Я навестил также безрукого и безногого соседа, барона Роткирха, которого видел в моем ребячестве. Он тогда жил с женатым братом своим в другом селе; дом и садик у них были хорошенькие. Ныне же, после развода брата его с женой, он остался одинокий. При разделе, в коем его, может быть, и обидели, ему досталась изба с небольшим участком земли, несколько дворов крестьян и слуга. Этот барон Роткирх родился без рук и без ног; на месте ног у него две маленькие лапки длиной вершков в шесть с пальцами. Туловище и голова его очень большие. Он получил некоторое образование и около 50 уже лет сидит неподвижно на своих лапках, занимаясь чтением. Листы лежащей пред ним на пюпитре книги переворачивает он языком и зубами. Выражение лица его приятное и умное, разговор занимательный; он хорошо пишет своими лапками, даже рисует и вырезает из бумаги разные игрушки для детей. Он езжал к нам на дрожках, сидя на кожаной подушке, с которой его вносили на ремнях в комнату; слуга кормил его, стоя за стулом, и давал ему даже табак нюхать. Когда Роткирх жил в своем семействе с матерью, которую очень любил, он не думал о своей будущности; круг соседей их был многолюден, и они находили удовольствие в беседе с человеком, довольно начитанным. Я навестил несчастного вечером, уже в сумерках. Он сидел на стуле один без свечки: слуга его часто отлучался, оставляя его одного на целые сутки, иногда с отпертыми настежь дверьми. Слова его ни к чему не служили, и ему приходилось терпеть холод, ибо никто его не посещает. В избе заметна бедность, но беспомощный страдалец с терпением и в молчании переносит свою горькую участь.

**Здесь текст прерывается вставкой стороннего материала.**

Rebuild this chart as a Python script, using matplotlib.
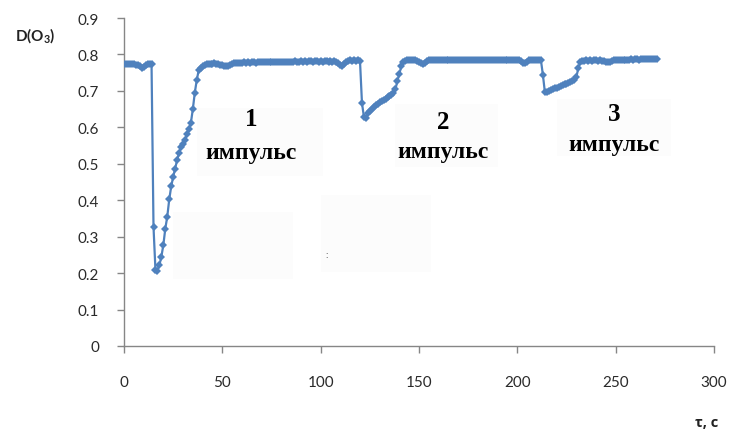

– Антон Антонович, – сказал я ему, – сочувствую вашему несчастию и желал бы посещением своим, хотя на минуту, утешить вас.
– Благодарю вас, Николай Николаевич, – отвечал он. – И батюшка ваш не оставлял меня. Вы видите, мое положение не то, что прежде было. В течение пятидесятилетней жизни моей я привык к терпению, и что же больше делать? Вот уже почти десять лет, как я заброшен, забыт и десять лет молчу. Теперь уже недолго ждать конца: Бог милостив и прекратит мою жизнь.